Aussi le Comité propose-t-il de donner une nouvelle impulsion aux dynamiques existantes.
Cette relance passe par un acte juridique fort, qui pourrait prendre la forme d’une loi, complétée d’un Code des langues de France susceptible de rassembler l’ensemble des normes applicables aux langues régionales, avec le triple objectif de confirmer l’implication de la communauté nationale, de clarifier le droit, et d’élargir le rôle des collectivités territoriales sur la base d’une responsabilité partagée avec l’Etat.
Cette intervention législative doit avoir pour corollaire une campagne d’information et de sensibilisation, afin de mieux faire connaître à l’ensemble des citoyens français la réalité des langues de France aujourd’hui, en ce qu’elles participent à l’identité et à la culture de notre pays.
Cette politique passe également par la reconnaissance de la diversité des langues concernées : langues régionales et langues non-territoriales, langues parlées en France métropolitaine et dans les Outre-mer, langues transfrontalières, langues solidement implantées et langues en situation de précarité.
Aussi, un travail approfondi de révision de la liste des langues de France établie par la délégation à la langue française et aux langues de France, qui devra relever d’un comité d’experts dûment mandatés, doit permettre, en affinant leur classification, d’offrir aux pouvoirs publics un « baromètre » de la situation de chaque langue.

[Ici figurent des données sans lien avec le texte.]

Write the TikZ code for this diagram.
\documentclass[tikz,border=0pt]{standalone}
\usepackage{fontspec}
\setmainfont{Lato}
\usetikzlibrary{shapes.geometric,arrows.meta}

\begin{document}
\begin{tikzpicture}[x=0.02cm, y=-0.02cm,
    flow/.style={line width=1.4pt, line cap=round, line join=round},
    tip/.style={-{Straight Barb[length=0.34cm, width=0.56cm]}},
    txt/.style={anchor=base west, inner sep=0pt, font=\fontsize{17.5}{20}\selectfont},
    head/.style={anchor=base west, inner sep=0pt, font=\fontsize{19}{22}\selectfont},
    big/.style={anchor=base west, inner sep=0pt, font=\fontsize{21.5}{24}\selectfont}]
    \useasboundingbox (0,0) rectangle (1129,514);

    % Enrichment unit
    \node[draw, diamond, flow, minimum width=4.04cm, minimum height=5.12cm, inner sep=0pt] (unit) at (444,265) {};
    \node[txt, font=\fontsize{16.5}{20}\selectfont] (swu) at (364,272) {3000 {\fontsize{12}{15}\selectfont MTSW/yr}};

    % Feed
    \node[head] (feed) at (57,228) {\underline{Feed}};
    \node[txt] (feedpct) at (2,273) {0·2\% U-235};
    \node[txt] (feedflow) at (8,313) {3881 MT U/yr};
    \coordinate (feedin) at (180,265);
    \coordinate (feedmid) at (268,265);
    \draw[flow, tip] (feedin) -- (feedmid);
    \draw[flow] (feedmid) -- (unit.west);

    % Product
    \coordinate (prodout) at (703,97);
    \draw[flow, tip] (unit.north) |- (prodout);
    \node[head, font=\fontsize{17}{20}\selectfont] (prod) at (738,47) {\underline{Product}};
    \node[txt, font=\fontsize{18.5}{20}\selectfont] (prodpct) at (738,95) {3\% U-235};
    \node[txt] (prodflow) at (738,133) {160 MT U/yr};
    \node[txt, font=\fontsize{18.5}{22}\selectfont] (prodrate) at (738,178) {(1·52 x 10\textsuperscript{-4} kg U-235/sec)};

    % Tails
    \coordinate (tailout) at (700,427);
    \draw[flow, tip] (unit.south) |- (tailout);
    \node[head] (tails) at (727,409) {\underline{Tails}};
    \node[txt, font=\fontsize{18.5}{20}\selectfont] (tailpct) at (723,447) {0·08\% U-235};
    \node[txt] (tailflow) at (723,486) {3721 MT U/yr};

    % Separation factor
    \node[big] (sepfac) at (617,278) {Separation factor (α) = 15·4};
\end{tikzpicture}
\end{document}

Les pouvoirs publics pourront ainsi mettre en œuvre des politiques différenciées, en fonction de la responsabilité de l’Etat à l’égard de la protection de chacune de ces langues. Prendre en compte la spécificité des Outre-mer est, à cet égard, essentiel.
De manière complémentaire, le Comité estime qu’il est indispensable de poursuivre et de renforcer les politiques sectorielles déjà engagées :
– l’éducation, et plus particulièrement les premiers apprentissages, demeurent la priorité, compte tenu de leur rôle dans la transmission intergénérationnelle des savoirs et des pratiques ; la loi de refondation de l’école du 9 juillet 2013 donne désormais une assise juridique solide pour développer l’offre d’enseignement sur le territoire, former davantage de personnels compétents, et réformer profondément l’enseignement des langues dans les Outre-mer. Une articulation avec l’apprentissage des langues étrangères s’impose.

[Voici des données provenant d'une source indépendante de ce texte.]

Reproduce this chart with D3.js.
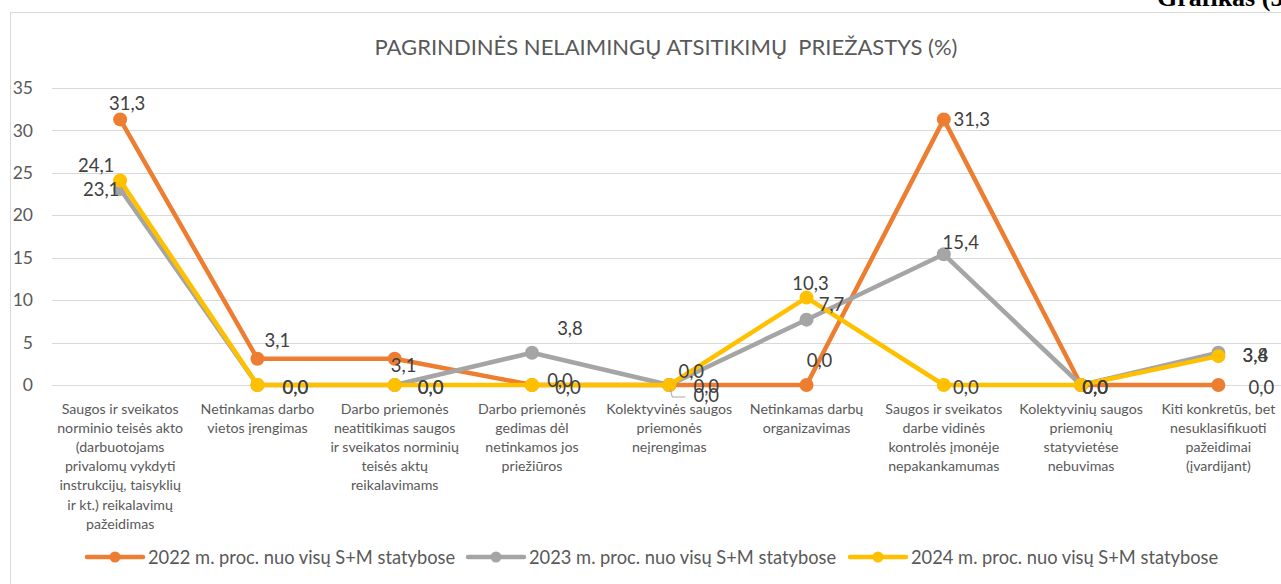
<!DOCTYPE html>
<html>
<head>
<meta charset="utf-8">
<script src="https://cdn.jsdelivr.net/npm/d3@7"></script>
<style>
  body { margin: 0; background: #fff; }
  svg { display: block; font-family: Lato, "Noto Sans", sans-serif; }
</style>
</head>
<body>
<div id="chart"></div>
<script>
const categories = [
  ["Saugos ir sveikatos", "norminio teisės akto", "(darbuotojams", "privalomų vykdyti", "instrukcijų, taisyklių", "ir kt.) reikalavimų", "pažeidimas"],
  ["Netinkamas darbo", "vietos įrengimas"],
  ["Darbo priemonės", "neatitikimas saugos", "ir sveikatos norminių", "teisės aktų", "reikalavimams"],
  ["Darbo priemonės", "gedimas dėl", "netinkamos jos", "priežiūros"],
  ["Kolektyvinės saugos", "priemonės", "neįrengimas"],
  ["Netinkamas darbų", "organizavimas"],
  ["Saugos ir sveikatos", "darbe vidinės", "kontrolės įmonėje", "nepakankamumas"],
  ["Kolektyvinių saugos", "priemonių", "statyvietėse", "nebuvimas"],
  ["Kiti konkretūs, bet", "nesuklasifikuoti", "pažeidimai", "(įvardijant)"]
];

const seriesNames = [
  "2022 m. proc. nuo visų S+M statybose",
  "2023 m. proc. nuo visų S+M statybose",
  "2024 m. proc. nuo visų S+M statybose"
];

const values2022 = [31.3, 3.1, 3.1, 0.0, 0.0, 0.0, 31.3, 0.0, 0.0];
const values2023 = [23.1, 0.0, 0.0, 3.8, 0.0, 7.7, 15.4, 0.0, 3.8];
const values2024 = [24.1, 0.0, 0.0, 0.0, 0.0, 10.3, 0.0, 0.0, 3.4];

const yTicks = [0, 5, 10, 15, 20, 25, 30, 35];

const title = "PAGRINDINĖS NELAIMINGŲ ATSITIKIMŲ  PRIEŽASTYS (%)";
const pageCaption = "Grafikas (5";

// label offsets from the marker, roughly as they sit in the original
const labelOffsets = [
  [[7, -16], [20, -19], [9, 6], [28, -5], [37, 1], [13, -25], [28, 0], [14, 2], [43, 2]],
  [[-19, 0], [38, 2], [36, 2], [38, -25], [22, -14], [25, -16], [17, -12], [14, 2], [37, 2]],
  [[-24, -15], [38, 2], [36, 2], [36, 2], [37, 10], [4, -15], [22, 2], [14, 2], [37, -1]]
];

const colors = ["#ED7D31", "#A5A5A5", "#FFC000"];
const allValues = [values2022, values2023, values2024];

const width = 1281, height = 584;

const svg = d3.select("#chart")
  .append("svg")
  .attr("width", width)
  .attr("height", height);

// chart frame (cut off on the right like the original)
svg.append("rect")
  .attr("x", 10.5)
  .attr("y", 12.5)
  .attr("width", 1400)
  .attr("height", 700)
  .attr("fill", "#fff")
  .attr("stroke", "#d9d9d9");

svg.append("text")
  .attr("x", 1157)
  .attr("y", 6)
  .attr("font-family", "'Liberation Serif', serif")
  .attr("font-weight", "bold")
  .attr("font-size", 26)
  .attr("fill", "#000")
  .text(pageCaption);

svg.append("text")
  .attr("x", 666)
  .attr("y", 46)
  .attr("text-anchor", "middle")
  .attr("dominant-baseline", "central")
  .attr("font-size", 22)
  .attr("fill", "#595959")
  .style("white-space", "pre")
  .text(title);

const x = d3.scalePoint()
  .domain(d3.range(categories.length))
  .range([51.5, 1287])
  .padding(0.5);

const y = d3.scaleLinear()
  .domain([0, 35])
  .range([385, 88]);

// gridlines
svg.append("g")
  .selectAll("line")
  .data(yTicks)
  .join("line")
  .attr("x1", 52)
  .attr("x2", width)
  .attr("y1", d => Math.round(y(d)) + 0.5)
  .attr("y2", d => Math.round(y(d)) + 0.5)
  .attr("stroke", "#d9d9d9")
  .attr("stroke-width", 1);

const yAxis = svg.append("g")
  .attr("transform", "translate(33,0)")
  .call(d3.axisLeft(y).tickValues(yTicks).tickSize(0).tickPadding(0));
yAxis.select(".domain").remove();
yAxis.selectAll("text")
  .attr("font-family", "Lato, sans-serif")
  .attr("font-size", 17.5)
  .attr("fill", "#595959");

// category labels
const xLabels = svg.append("g")
  .selectAll("text")
  .data(categories)
  .join("text")
  .attr("text-anchor", "middle")
  .attr("font-size", 14.2)
  .attr("fill", "#595959")
  .attr("x", (d, i) => x(i));

xLabels.selectAll("tspan")
  .data(d => d)
  .join("tspan")
  .attr("x", function () { return d3.select(this.parentNode).attr("x"); })
  .attr("y", (d, j) => 408.5 + j * 19.1)
  .attr("dominant-baseline", "central")
  .text(d => d);

const line = d3.line()
  .x((d, i) => x(i))
  .y(d => y(d));

allValues.forEach((vals, s) => {
  const g = svg.append("g");
  g.append("path")
    .datum(vals)
    .attr("fill", "none")
    .attr("stroke", colors[s])
    .attr("stroke-width", 4.5)
    .attr("stroke-linejoin", "round")
    .attr("d", line);
  g.selectAll("circle")
    .data(vals)
    .join("circle")
    .attr("cx", (d, i) => x(i))
    .attr("cy", d => y(d))
    .attr("r", 7)
    .attr("fill", colors[s]);
});

// small leader line for the displaced label
svg.append("polyline")
  .attr("points", [[x(4) + 1, y(0) + 4], [x(4) + 3, y(0) + 12], [x(4) + 16, y(0) + 12]].join(" "))
  .attr("fill", "none")
  .attr("stroke", "#a6a6a6")
  .attr("stroke-width", 1);

allValues.forEach((vals, s) => {
  svg.append("g")
    .selectAll("text")
    .data(vals)
    .join("text")
    .attr("x", (d, i) => x(i) + labelOffsets[s][i][0])
    .attr("y", (d, i) => y(d) + labelOffsets[s][i][1])
    .attr("text-anchor", "middle")
    .attr("dominant-baseline", "central")
    .attr("font-size", 18.5)
    .attr("fill", "#404040")
    .text(d => d.toFixed(1).replace(".", ","));
});

// legend
const legendX = [87, 468, 850];
const legend = svg.append("g")
  .selectAll("g")
  .data(seriesNames)
  .join("g")
  .attr("transform", (d, i) => `translate(${legendX[i]},557)`);

legend.append("line")
  .attr("x1", 0)
  .attr("x2", 56)
  .attr("stroke", (d, i) => colors[i])
  .attr("stroke-width", 4.5)
  .attr("stroke-linecap", "round");
legend.append("circle")
  .attr("cx", 28)
  .attr("r", 5.5)
  .attr("fill", (d, i) => colors[i]);
legend.append("text")
  .attr("x", 61)
  .attr("dominant-baseline", "central")
  .attr("font-size", 18.3)
  .attr("fill", "#595959")
  .text(d => d);
</script>
</body>
</html>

– la culture donne la curiosité et l’envie d’apprendre ces langues ; elle relève d’une compétence partagée entre l’Etat et les différents niveaux de collectivités territoriales ; le Comité fait des propositions afin de favoriser l’accès des créations en langues régionales aux dispositifs de soutien de droit commun, et afin de mettre davantage à profit les technologies numériques pour faciliter l’accès des citoyens au patrimoine en langue régionale.

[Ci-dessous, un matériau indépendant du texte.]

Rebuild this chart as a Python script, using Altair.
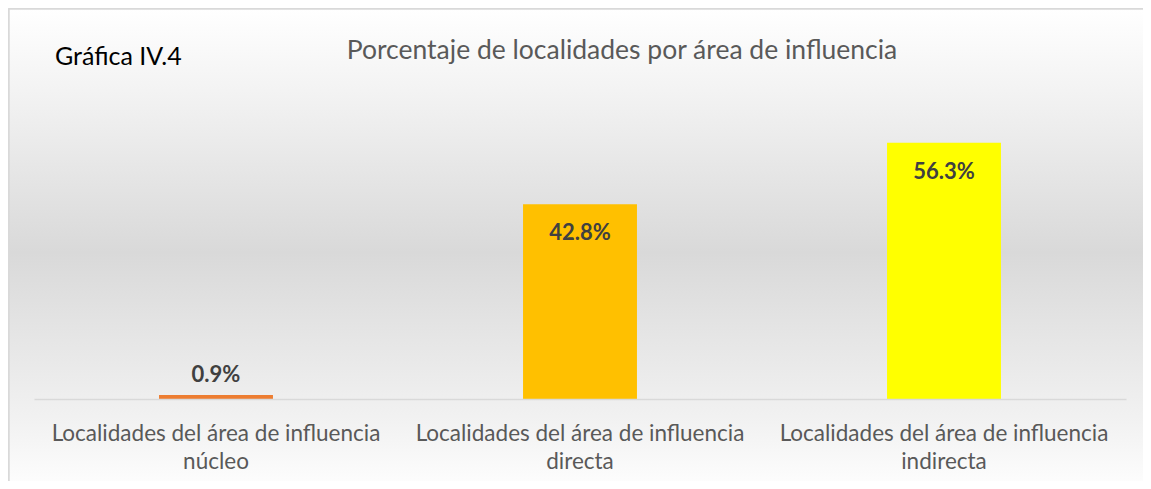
import altair as alt
import pandas as pd

categories = [
    "Localidades del área de influencia núcleo",
    "Localidades del área de influencia directa",
    "Localidades del área de influencia indirecta",
]
values = [0.9, 42.8, 56.3]
labels = ["0.9%", "42.8%", "56.3%"]
colors = ["#ED7D31", "#FFC000", "#FFFF00"]

df = pd.DataFrame({"cat": categories, "val": values, "lab": labels, "color": colors})

W, H = 1092, 273
FONT = "Lato"

x_enc = alt.X(
    "cat:N",
    sort=categories,
    title=None,
    scale=alt.Scale(paddingInner=0.687, paddingOuter=0.3435),
    axis=alt.Axis(
        labelExpr="[substring(datum.label, 0, 34), substring(datum.label, 35)]",
        labelAngle=0,
        labelFont=FONT,
        labelFontSize=22.5,
        labelColor="#595959",
        labelPadding=23,
        labelLineHeight=28,
        labelLimit=0,
        ticks=False,
        domainColor="#D9D9D9",
        domainWidth=1.5,
        grid=False,
        zindex=1,
    ),
)
y_enc = alt.Y("val:Q", scale=alt.Scale(domain=[0, 60]), axis=None)

bg = alt.Chart(df).mark_rect(
    fill=alt.Gradient(
        gradient="linear",
        x1=0, y1=0, x2=0, y2=1,
        stops=[
            alt.GradientStop(color="#FFFFFF", offset=0),
            alt.GradientStop(color="#F2F2F2", offset=0.18),
            alt.GradientStop(color="#D9D9D9", offset=0.5),
            alt.GradientStop(color="#F2F2F2", offset=0.85),
            alt.GradientStop(color="#FFFFFF", offset=1),
        ],
    ),
    stroke="#D9D9D9",
    strokeWidth=1.5,
).encode(
    x=alt.value(-25), x2=alt.value(1125), y=alt.value(-117), y2=alt.value(370)
)

bars = alt.Chart(df).mark_bar().encode(
    x=x_enc,
    y=y_enc,
    color=alt.Color("color:N", scale=None),
)

txt_in = alt.Chart(df).transform_filter("datum.val > 5").mark_text(
    font=FONT, fontSize=22, fontWeight="bold", color="#404040", baseline="middle", dy=29
).encode(x=alt.X("cat:N", sort=categories), y="val:Q", text="lab:N")

txt_out = alt.Chart(df).transform_filter("datum.val <= 5").mark_text(
    font=FONT, fontSize=22, fontWeight="bold", color="#404040", baseline="middle", dy=-20
).encode(x=alt.X("cat:N", sort=categories), y="val:Q", text="lab:N")

gtitle = alt.Chart(df).transform_filter("datum.val > 50").mark_text(
    font=FONT, fontSize=25, color="#000000", align="left", baseline="alphabetic"
).encode(x=alt.value(21), y=alt.value(-61), text=alt.value("Gráfica IV.4"))

mtitle = alt.Chart(df).transform_filter("datum.val > 50").mark_text(
    font=FONT, fontSize=26.5, color="#595959", align="center", baseline="alphabetic"
).encode(
    x=alt.value(588),
    y=alt.value(-67),
    text=alt.value("Porcentaje de localidades por área de influencia"),
)

chart = alt.layer(bg, bars, txt_in, txt_out, gtitle, mtitle).properties(
    width=W,
    height=H,
    autosize=alt.AutoSizeParams(type="none"),
    padding={"left": 26, "top": 118, "right": 17, "bottom": 82},
).configure_view(stroke=None).configure(background="#FFFFFF")

chart.save("out.html", embed_options={"renderer": "svg", "actions": False})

– dans le domaine des médias, le Comité recommande que l’expression en langues régionales dispose d’une place accrue dans les médias audiovisuels en régions, et que l’émergence des chaînes d’information par Internet, ainsi que les besoins en formation dans ce secteur, puissent être réellement pris en compte dans la répartition des moyens publics, grâce à un Fonds prévu à cet effet.
– enfin, l’accès aux langues régionales dans la vie sociale, administrative et économique doit être facilité afin de donner une plus grande visibilité aux langues régionales au quotidien ; cet effort passe notamment par une clarification du droit applicable dans le fonctionnement des services publics, qui pourrait prendre la forme de chartes d’usage des langues régionales. Il passe également par un encouragement aux médiations bilingues, notamment dans les domaines des transports et des services sociaux, et par le développement de la formation professionnelle des agents.
C’est dans la mesure où ces propositions feront l’objet d’une politique publique globale et coordonnée, qu’elles contribueront à libérer les pratiques et pourront avoir un impact significatif. La France pourra dès lors donner tout son sens à l’expression de sa diversité culturelle, dont la vitalité des langues parlées sur son territoire est un volet essentiel.